→ The request
Only the number is wanted: how many lines contain the word "matplotlib"?

→ Raw data
☆ ☆ ☆ ☆ ☆ ☆ ☆

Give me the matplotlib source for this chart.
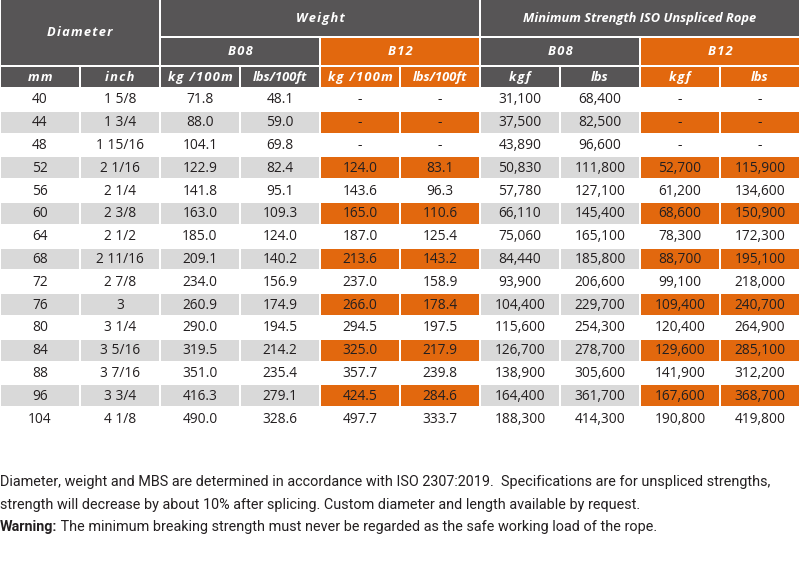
import matplotlib
matplotlib.use("Agg")
import matplotlib.pyplot as plt
from matplotlib.patches import Rectangle
from matplotlib import font_manager

# ---------------- data ----------------
mm = [40, 44, 48, 52, 56, 60, 64, 68, 72, 76, 80, 84, 88, 96, 104]
inch = ['1 5/8', '1 3/4', '1 15/16', '2 1/16', '2 1/4', '2 3/8', '2 1/2', '2 11/16',
        '2 7/8', '3', '3 1/4', '3 5/16', '3 7/16', '3 3/4', '4 1/8']
b08_kg = [71.8, 88.0, 104.1, 122.9, 141.8, 163.0, 185.0, 209.1, 234.0, 260.9, 290.0,
          319.5, 351.0, 416.3, 490.0]
b08_lbs = [48.1, 59.0, 69.8, 82.4, 95.1, 109.3, 124.0, 140.2, 156.9, 174.9, 194.5,
           214.2, 235.4, 279.1, 328.6]
b12_kg = [None, None, None, 124.0, 143.6, 165.0, 187.0, 213.6, 237.0, 266.0, 294.5,
          325.0, 357.7, 424.5, 497.7]
b12_lbs = [None, None, None, 83.1, 96.3, 110.6, 125.4, 143.2, 158.9, 178.4, 197.5,
           217.9, 239.8, 284.6, 333.7]
b08_kgf = [31100, 37500, 43890, 50830, 57780, 66110, 75060, 84440, 93900, 104400,
           115600, 126700, 138900, 164400, 188300]
b08_lbf = [68400, 82500, 96600, 111800, 127100, 145400, 165100, 185800, 206600, 229700,
           254300, 278700, 305600, 361700, 414300]
b12_kgf = [None, None, None, 52700, 61200, 68600, 78300, 88700, 99100, 109400, 120400,
           129600, 141900, 167600, 190800]
b12_lbf = [None, None, None, 115900, 134600, 150900, 172300, 195100, 218000, 240700,
           264900, 285100, 312200, 368700, 419800]

unit_labels = ['mm', 'inch', 'kg /100m', 'lbs/100ft', 'kg /100m', 'lbs/100ft',
               'kgf', 'lbs', 'kgf', 'lbs']
group_labels = ['Diameter', 'Weight', 'Minimum Strength ISO Unspliced Rope']
grade_labels = ['B08', 'B12', 'B08', 'B12']
footer_lines = [
    "Diameter, weight and MBS are determined in accordance with ISO 2307:2019.  Specifications are for unspliced strengths,",
    "strength will decrease by about 10% after splicing. Custom diameter and length available by request.",
]
warning_bold = "Warning:"
warning_rest = " The minimum breaking strength must never be regarded as the safe working load of the rope."

# ---------------- style ----------------
DARK = '#575556'
ORANGE = '#e2680e'
GREY = '#d9d9d9'
TXT = '#231f20'
W, H = 800, 580
ncol = 10
colw = W / ncol
h_rows = [0, 37, 66, 88]       # header row boundaries
row_h = 22.8
orange_cols = {4, 5, 8, 9}
gap = 1.0

FONT = ['Open Sans', 'DejaVu Sans']
_names = {f.name for f in font_manager.fontManager.ttflist}
FOOT = ['Liberation Sans Narrow' if 'Liberation Sans Narrow' in _names else 'Roboto',
        'DejaVu Sans']


def track(s):
    return '\u200a'.join(s)


def fmt1(v):
    return '-' if v is None else f'{v:.1f}'


def fmtk(v):
    return '-' if v is None else f'{v:,}'


cols = [[str(v) for v in mm], inch,
        [fmt1(v) for v in b08_kg], [fmt1(v) for v in b08_lbs],
        [fmt1(v) for v in b12_kg], [fmt1(v) for v in b12_lbs],
        [fmtk(v) for v in b08_kgf], [fmtk(v) for v in b08_lbf],
        [fmtk(v) for v in b12_kgf], [fmtk(v) for v in b12_lbf]]

fig = plt.figure(figsize=(8, 5.8), dpi=100)
ax = fig.add_axes([0, 0, 1, 1])
ax.set_xlim(0, W)
ax.set_ylim(H, 0)
ax.axis('off')


def cell(x0, x1, y0, y1, color):
    ax.add_patch(Rectangle((x0 + gap, y0 + gap), (x1 - x0) - 2 * gap, (y1 - y0) - 2 * gap,
                           facecolor=color, edgecolor='none', lw=0))


def htext(x, y, s, size=9.3):
    ax.text(x, y, s, ha='center', va='center', color='white', fontsize=size,
            fontweight='bold', fontstyle='italic', family=FONT)


# header row 1
cell(0, 2 * colw, -gap, h_rows[2], DARK)
htext(colw, h_rows[2] / 2, track(group_labels[0]))
cell(2 * colw, 6 * colw, -gap, h_rows[1], DARK)
htext(4 * colw, h_rows[1] / 2, track(group_labels[1]))
cell(6 * colw, 10 * colw, -gap, h_rows[1], DARK)
htext(8 * colw, h_rows[1] / 2, group_labels[2])
# header row 2
for g, lab in enumerate(grade_labels):
    c0 = 2 + 2 * g
    color = ORANGE if c0 in orange_cols else DARK
    cell(c0 * colw, (c0 + 2) * colw, h_rows[1], h_rows[2], color)
    htext((c0 + 1) * colw, (h_rows[1] + h_rows[2]) / 2, track(lab))
# header row 3
for c, lab in enumerate(unit_labels):
    color = ORANGE if c in orange_cols else DARK
    cell(c * colw, (c + 1) * colw, h_rows[2], h_rows[3], color)
    s = lab if lab.startswith('lbs') else track(lab)
    htext((c + 0.5) * colw, (h_rows[2] + h_rows[3]) / 2 + 0.5, s)

# data rows
for r in range(len(mm)):
    y0 = h_rows[3] + r * row_h
    y1 = y0 + row_h
    shaded = (r % 2 == 1)
    for c in range(ncol):
        if shaded:
            color = ORANGE if c in orange_cols else GREY
            cell(c * colw, (c + 1) * colw, y0, y1, color)
        ax.text((c + 0.5) * colw, (y0 + y1) / 2 + 0.5, cols[c][r], ha='center', va='center',
                color=TXT, fontsize=9.9, family=FONT)

# footer
fig.canvas.draw()
renderer = fig.canvas.get_renderer()
fy = [482, 504.5, 526.5]
t1 = ax.text(0, fy[0], footer_lines[0], ha='left', va='center', color=TXT, fontsize=10, family=FOOT)
bb = t1.get_window_extent(renderer)
fs = 10 * 767 / bb.width
t1.set_fontsize(fs)
ax.text(0, fy[1], footer_lines[1], ha='left', va='center', color=TXT, fontsize=fs, family=FOOT)
tw = ax.text(0, fy[2], warning_bold, ha='left', va='center', color=TXT, fontsize=fs,
             fontweight='bold', family=FOOT)
fig.canvas.draw()
bbw = tw.get_window_extent(renderer)
x_after = ax.transData.inverted().transform((bbw.x1, 0))[0]
ax.text(x_after, fy[2], warning_rest, ha='left', va='center', color=TXT, fontsize=fs, family=FOOT)

fig.savefig('out.png', dpi=100, facecolor='white')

☆ ☆ ☆ ☆ ☆ ☆ ☆

→ Task response
6